Armin Grunwald

Converging technologies for improving human performance -
Ein neuer Schritt der Kontingenzerhöhung und seine Konsequenzen für die Wissenschaft

Vortrag auf dem Workshop der Lomonossow-Universität. Moskau, Russland, 19.10.2006


Abstract

Der wissenschaftlich-technische Fortschritt erweitert die Handlungsmöglichkeiten des Menschen und vermindert die Abhängigkeit vom Vorgegebenen. Dadurch werden bislang bestehende Grenzen aufgelöst oder durchlässig. In der damit verbundenen Zunahme der Kontingenz entstehen einerseits neue Entscheidungsfreiräume, andererseits aber auch Orientierungsprobleme. Dies zeigt sich zurzeit deutlich in der Debatte um die technische Verbesserung des Menschen durch „Converging Technologies“ (Roco / Bainbridge 2002), in der menschlicher Körper und Geist zunehmend als gestaltbar erscheinen.

Im Zusammenhang mit diesen Hinausschiebungen der Grenzen menschlicher Handlungsmöglichkeiten spielt visionäre Zukunftskommunikation eine besondere Rolle. Zukunftskommunikation ist einerseits Medium und Katalysator, in dem sich die Kontingenzsteigerung und die Auflösung bislang bestehender Grenzen vollziehen. Andererseits wird visionäre Kommunikation auch verwendet, um angesichts dieser Kontingenzsteigerung neue Orientierungen zu schaffen (Grunwald 2006b). Denn es müssen in der Situation aufgelöster oder „aufgeweichter“ traditioneller Grenzen neue Orientierungen zum Handeln und Entscheiden bestimmt werden, die wiederum als Grenzen (z. B. der technischen Verbesserung des Menschen) thematisiert werden können. Dabei werden in dem hier gewählten Fallbeispiel „natürliche“, auf der der biologischen Verfasstheit des Menschen beruhende bisherige Grenzen durch selbst gesetzte und vom Menschen veränderliche Grenzen ersetzt. Grenzen des Könnens werden zu Grenzen des Dürfens.

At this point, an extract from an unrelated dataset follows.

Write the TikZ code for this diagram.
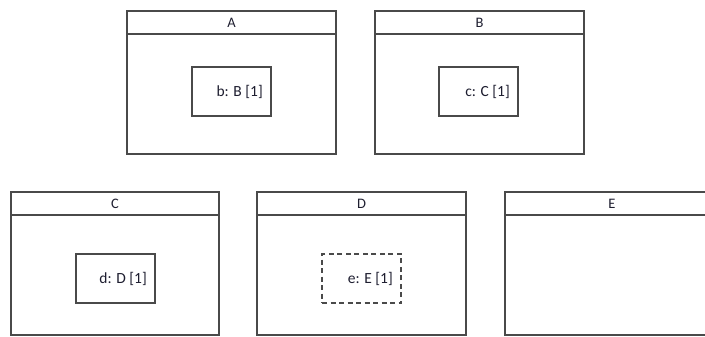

Der gesellschaftliche Umgang mit sich auflösenden traditionellen und neu zu findenden Grenzen kann daher als eine Art „Management“ im Umgang mit Grenzen menschlichen Handeins bezeichnet werden.

Vor diesem Hintergrund wird in diesem Beitrag schließlich gefragt, welche Rolle die TA in diesem „Grenzmanagement“ spielen kann und soll, und welcher, vor allem methodischer, Voraussetzungen die Schaffung neuer Orientierungen bedarf. Neue analytische und reflexive Umgangsformen mit entsprechenden Mustern und Elementen von Zukunftskommunikation sind erforderlich, z. B. zur Aufdeckung der kognitiven und normativen Gehalte futuristischer Visionen. Erst dadurch können ihre Potentiale zur Orientierung einer offenen demokratischen Gesellschaft ausgeschöpft werden. Technikfolgenabschätzung und weiteren verwandten Formen der Reflexion über wissenschaftlich-technische Entwicklungen wachsen angesichts einer durch konvergierende Technologien veränderten conditio humana neue Aufgaben zu.